La procréation assistée a pour vocation d’offrir des solutions techniques pour répondre au désir d’être parent. L’une d’elles passe par le recours au don de sperme d’un tiers. Mais comment les personnes issues d’un tel don vivent-elles les relations avec le père qui les a élevées ? Comment pensent-elles leur lien au donneur de gamètes ? Rarement abordés par la recherche académique, les vécus de ces personnes sont au cœur d’un récent mémoire de Master en sociologie réalisé à l’Université de Neuchâtel.
L’aide médicale à la procréation (AMP) avec don de sperme pose la question du rôle joué par la génétique dans les liens de parenté. La grande majorité des travaux sur le sujet traitent le point de vue des parents faisant appel à cette aide médicale, et très rarement celui des personnes nées d’un don de gamètes.
Les Occidentaux pensent la parenté comme une interaction complexe entre le «biologique» et le «social», et n’accordent pas invariablement une priorité à la première de ces catégories, selon plusieurs travaux anthropologiques et sociologiques.
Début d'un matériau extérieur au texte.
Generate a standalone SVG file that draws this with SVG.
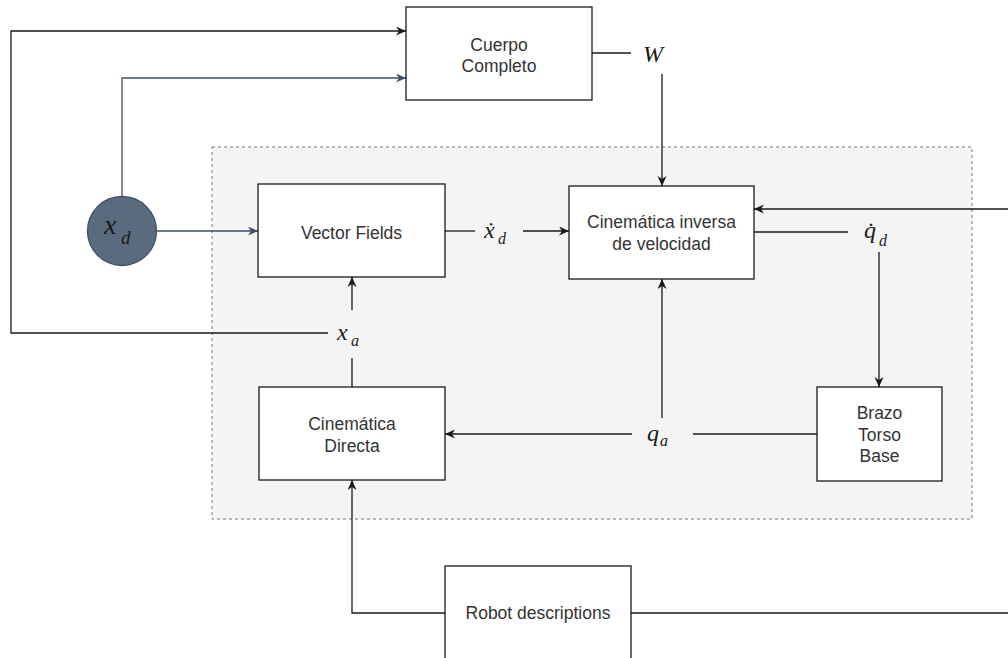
<svg xmlns="http://www.w3.org/2000/svg" width="1008" height="658" viewBox="0 0 1008 658">
  <style>
    .box { fill: #ffffff; stroke: #1a1a1a; stroke-width: 1.3; }
    .lbl { font-family: "Liberation Sans", Arial, sans-serif; font-size: 17.5px; fill: #333333; text-anchor: middle; }
    .math { font-family: "Liberation Serif", "DejaVu Serif", serif; font-style: italic; fill: #1a1a1a; font-size: 24px; }
    .sub { font-size: 16px; }
    .wire { fill: none; stroke: #1a1a1a; stroke-width: 1.3; }
    .wire-blue { fill: none; stroke: #3d5066; stroke-width: 1.3; }
  </style>
  <defs>
    <marker id="arr" markerUnits="userSpaceOnUse" markerWidth="12" markerHeight="10" refX="10" refY="4.5" orient="auto">
      <path d="M0,0 L10,4.5 L0,9 L3,4.5 Z" fill="#1a1a1a"/>
    </marker>
    <marker id="arr-blue" markerUnits="userSpaceOnUse" markerWidth="12" markerHeight="10" refX="10" refY="4.5" orient="auto">
      <path d="M0,0 L10,4.5 L0,9 L3,4.5 Z" fill="#3d5066"/>
    </marker>
  </defs>

  <rect width="1008" height="658" fill="#ffffff"/>

  <!-- control loop container -->
  <rect id="container" x="212" y="147" width="760" height="372" fill="#f4f4f4" stroke="#777777" stroke-width="1" stroke-dasharray="3,3"/>

  <g id="connectors">
    <!-- x_a feedback to Cuerpo Completo -->
    <path class="wire" d="M328,333 H11 V31 H406" marker-end="url(#arr)"/>
    <!-- x_d to Cuerpo Completo -->
    <path class="wire-blue" d="M122,196 V78 H406" marker-end="url(#arr-blue)"/>
    <!-- x_d to Vector Fields -->
    <path class="wire-blue" d="M157,231 H258" marker-end="url(#arr-blue)"/>
    <!-- Cuerpo Completo to W -->
    <path class="wire" d="M592,53 H631"/>
    <!-- W to Cinematica inversa -->
    <path class="wire" d="M662,74 V186" marker-end="url(#arr)"/>
    <!-- Vector Fields to x_d dot -->
    <path class="wire" d="M445,231 H475"/>
    <path class="wire" d="M523,231 H569" marker-end="url(#arr)"/>
    <!-- external input into Cinematica inversa -->
    <path class="wire" d="M1008,209 H754" marker-end="url(#arr)"/>
    <!-- Cinematica inversa to q_d dot -->
    <path class="wire" d="M754,232 H848"/>
    <path class="wire" d="M879,252 V387" marker-end="url(#arr)"/>
    <!-- Brazo/Torso/Base to q_a -->
    <path class="wire" d="M817,434 H693"/>
    <path class="wire" d="M632,434 H445" marker-end="url(#arr)"/>
    <path class="wire" d="M662,418 V279" marker-end="url(#arr)"/>
    <!-- Cinematica Directa to x_a -->
    <path class="wire" d="M352,387 V358"/>
    <path class="wire" d="M352,310 V277" marker-end="url(#arr)"/>
    <!-- Robot descriptions -->
    <path class="wire" d="M445,613 H352 V480" marker-end="url(#arr)"/>
    <path class="wire" d="M631,613 H1008"/>
  </g>

  <g id="cuerpo-completo">
    <rect class="box" x="406" y="7" width="186" height="93"/>
    <text class="lbl" x="499" y="51">Cuerpo</text>
    <text class="lbl" x="499" y="72">Completo</text>
  </g>

  <g id="label-w">
    <text class="math" x="643" y="62" font-size="35">W</text>
  </g>

  <g id="xd-node">
    <circle cx="122" cy="231" r="34.5" fill="#5a6b7e" stroke="#3d5066" stroke-width="1.3"/>
    <text class="math" fill="#ffffff"><tspan x="104" y="234" font-size="28">x</tspan><tspan x="121" y="244" font-size="19">d</tspan></text>
  </g>

  <g id="vector-fields">
    <rect class="box" x="258" y="184" width="187" height="93"/>
    <text class="lbl" x="351.5" y="239">Vector Fields</text>
  </g>

  <g id="label-xd-dot">
    <text class="math"><tspan x="484" y="238">ẋ</tspan><tspan class="sub" x="498" y="244">d</tspan></text>
  </g>

  <g id="cinematica-inversa">
    <rect class="box" x="569" y="186" width="185" height="93"/>
    <text class="lbl" x="661.5" y="228">Cinemática inversa</text>
    <text class="lbl" x="661.5" y="250">de velocidad</text>
  </g>

  <g id="label-qd-dot">
    <text class="math"><tspan x="864" y="238">q̇</tspan><tspan class="sub" x="879" y="246">d</tspan></text>
  </g>

  <g id="label-xa">
    <text class="math"><tspan x="337" y="340">x</tspan><tspan class="sub" x="351" y="346">a</tspan></text>
  </g>

  <g id="cinematica-directa">
    <rect class="box" x="259" y="387" width="186" height="93"/>
    <text class="lbl" x="352" y="430">Cinemática</text>
    <text class="lbl" x="352" y="452">Directa</text>
  </g>

  <g id="label-qa">
    <text class="math"><tspan x="647" y="441">q</tspan><tspan class="sub" x="660" y="446">a</tspan></text>
  </g>

  <g id="brazo-torso-base">
    <rect class="box" x="817" y="387" width="125" height="94"/>
    <text class="lbl" x="879.5" y="419">Brazo</text>
    <text class="lbl" x="879.5" y="441">Torso</text>
    <text class="lbl" x="879.5" y="462">Base</text>
  </g>

  <g id="robot-descriptions">
    <rect class="box" x="445" y="566" width="186" height="100"/>
    <text class="lbl" x="538" y="619">Robot descriptions</text>
  </g>
</svg>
Selon d’autres scientifiques, ce sont surtout les connexions génétiques qui constituent le fondement premier des liens de parenté.
«Dans ce contexte, je me suis demandé comment des personnes nées d’un don de sperme, et revendiquant la possibilité d’identifier la personne à l’origine du don, comprennent et vivent leurs liens de parenté», indique Jeremy Senn, auteur du travail de master réalisé sous la direction de Nolwenn Bühler, maître-assistante au Laboratoire d’études des processus sociaux de l’Université de Neuchâtel.
L’auteur de la recherche a recueilli les récits de six femmes conçues avec un don de sperme anonyme et recrutées via une association française qui lutte pour «le droit aux origines». Les interviewées pensent ce droit comme une volonté de mieux se comprendre elles-mêmes, bien plus que comme l’occasion d’établir une relation de parenté avec le donneur, même si celui-ci est parfois perçu comme une figure à la frontière de la parenté.
Un autre constat a surpris Jeremy Senn. Chez plusieurs participantes, l’annonce du mode de conception a tout d’un coup généré la perception d’une dissemblance, notamment physique, avec le père qui les a élevées. Cela illustre l’importance des gènes dans la perception des participantes de leur identité.
La révélation de leur origine n’a cependant rien enlevé aux sentiments que les participantes pouvaient éprouver à l’égard de leur père à l’état civil. «Le statut de ce dernier en tant que "papa" est même vigoureusement réaffirmé, note Jeremy Senn. En ce qui le concerne, les participantes dédramatisent l’importance des connexions génétiques. Elles s’appuient sur une acception "sociale" de la parenté, qui fait des sentiments, de l’éducation, et de l’intention parentale les véritables fondements de la parenté.»
En revanche, quand ils existent, les liens du sang deviennent importants : toutes les participantes à l’étude ont donné naissance à des «enfants biologiques», et elles valorisent l’aspect «naturel» des liens avec eux. Jeremy Senn souligne la flexibilité et la créativité des participantes à cet égard : en fonction de la relation considérée, elles optent pour des conceptions tour à tour «constructiviste» et «naturaliste» de la parenté.